Lin-sanity Accepted into English Lexicon … Lin-ough already!?

… after Tebowing the start of a Global Linguistic Trend?

Austin, Texas February  24, 2012– Lin-sanity, the excitement generated by the rapid ascension of the un-drafted, un-heralded, 23 year old Jeremy Lin of the New York Knicks  basketball team,  has been acknowledged as an English language word according to the Global Language Monitor. Lin is the only native-born American of either Chinese or Taiwanese descent playing in the NBA and the fact that he is an acknowledged nerd, a Christian  — as well as a recent Harvard grad — only also adds to his intrigue.

It also helps to have a name that lends itself to obviously short-lived, yet clever neologisms such as: Linspiration, Linderella, Linvitation, Linvisible, a Linja warrior.  Lin-ough, already!

Since there is no official agency for accepting new words into English language such as the Académie française for French, the Global Language Monitor recognizes new words once they meet the criteria of a 25,000 citations across the breadth of the English-speaking world, with the requisite depth of usage in books,  journals and periodicals, on the Internet, blogosphere, social media, and in the top 75,000 global print and electronic media.

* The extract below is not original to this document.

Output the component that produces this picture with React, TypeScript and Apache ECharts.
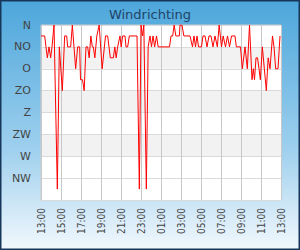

Linsanity, without the hyphen,  has recently met and surpassed all these criteria.

Lin-maniac
Lin-maniac
Pre Lin-Mania
Pre Lin-Mania

“Linsanity following the ascension of the word ‘tebowing’ (from the knee-bending, devoutly Christian quarterback and his winning exploits for the Denver Broncos football team) so quickly might herald the beginning of a linguistic fad.

A fad where the names of sports personalities are continually blended with conventional terms into interesting new word forms that convey the achievement, personality, or other characteristic of the competitor,” said Paul JJ Payack, president and chief word analyst of the Global Language Monitor.  ”

History records a number of such linguistic fads such as words ending with the suffix ‘-ama’ in the 1950s (Cinerama, Lumberama, and Wonderama) or in the prefacing the names of political figures with ol’ or old in mid-19th c. America (such as Old Abe (Lincoln) or Old Kinderhook (for Martin van Buren and the origin of the word ‘OK’).

With the London 2012 Olympics on the horizon, it will be interesting to see if the fad becomes a multi-lingual global phenomenon.

Does anyone remember Phelpsian Pheats?”